Of his hire the laborer's worthy,
Be that laborer who it may;
If a woman can do a man's work
She should have a man's full pay,
Not to be left to starve -- or sin --
On forty cents a day.

[...]

If she sins to escape her bondage
Is there room for wonder then.
There's also the anonymous "A Popular Creed" that satirizes the idea that money is what creates a good man, and that the worst crime a man can commit is the crime of poverty. Other emergent themes are not really surprising, because they echo from the literature of the period -- a deference to God, a focus on the natural world, natives as representatives of pre-White Canada, and a sense of optimism about the choices and options available to people through immigration. These themes in large part carry through to the poetry of the Continuations period, because Canadian poetry will likely always feature things like nature in some capacity, but there are shifts that occur.

First of all, there is a stronger sense of an emergent national identity, and with that comes the beginning of a questioning of the demands of the empire. For example, as William Wilfred Campbell argues in "The Lazarus of Empire" in 1899:
But lowest and last, with his area vast,
And horizon so servile and tame,
Sits the poor beggar Colonial
Who feeds on the crumbs of her fame.

[...]

How long, O how long, the dishonor,
The servile and suppliant place?
Are we Britons who batten upon her,
Or degenerate sons of the race?
Campbell is clearly concerned with the relationship to the empire, which is interestingly early in Canada's progress as a nation. This way of exploring the Canadian identity is supplemented by a fear of brain drain and the challenges of being loyal to Canada. Charles G.D. Roberts wrote of this phenomenon as early as 1886 in a poem called "The Poet Is Bidden to Manhattan Island." This poem about 19th Century brain drain ends with the narrator of the poem referring to the United States as "pastures new," and pointing out that a Canadian poet has "piped at home, where none could pay." In the US, then, there is financial support for poetry -- the Canadian poet must choose between staying at home to develop the Canadian poetic scene. There is a sense of responsibility in the artists in Canada in this period that they are creating a national art.

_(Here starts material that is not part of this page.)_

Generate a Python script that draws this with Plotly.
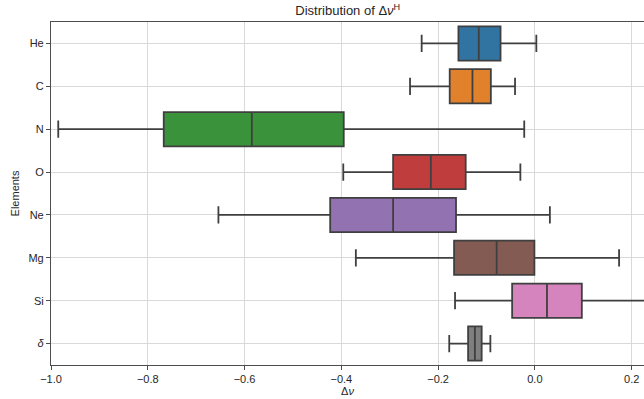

This development of Canadian poetry was really important to the works of Charles G.D. Roberts. In his poem "Aye!," for example, Roberts sets an Ode to Shelley in the Tantramar. New Brunswick is inserted into the canon, here, but furthermore the Canadian marshland is equated with Shelley -- both are considered poets in the writings of Roberts, which is an interesting idea and adds legitimacy to the burgeoning poetic scene of Canada.

Not all poets saw it this way. For Bliss Carman, for example, in his "The Ships of Saint John" from 1893, he depicts Canada as a "great nurse and mother." Canada, then, is something that gives you what you need to grown, but that you eventually must leave. In this poem, Carman makes it clear that dreams are something that you fulfill elsewhere, not in Canada. This is fitting for a writer who started in Canada but eventually settled down and became a professional writer in the United States. (In "Wild Geese," he revisits this theme by lusting and longing to be with the geese who fly south -- he views it as an exodus and longs to be a part of it.)

The other major theme that emerges, especially in the Confederation Poets, is a privileging of the rural over the urban. In "Among the Timothy," for example, Archibald Lampman contrasts the "blind grey streets" of the city with the "enchanted climes" of rural Canada. There is an emerging nostalgia for the natural world that develops as a response to the urbanization and industrialization of Canada.

I have no pretty way to end this post beyond saying that it's midnight and I'm tired. More poetry tomorrow, ladies and gentlemen.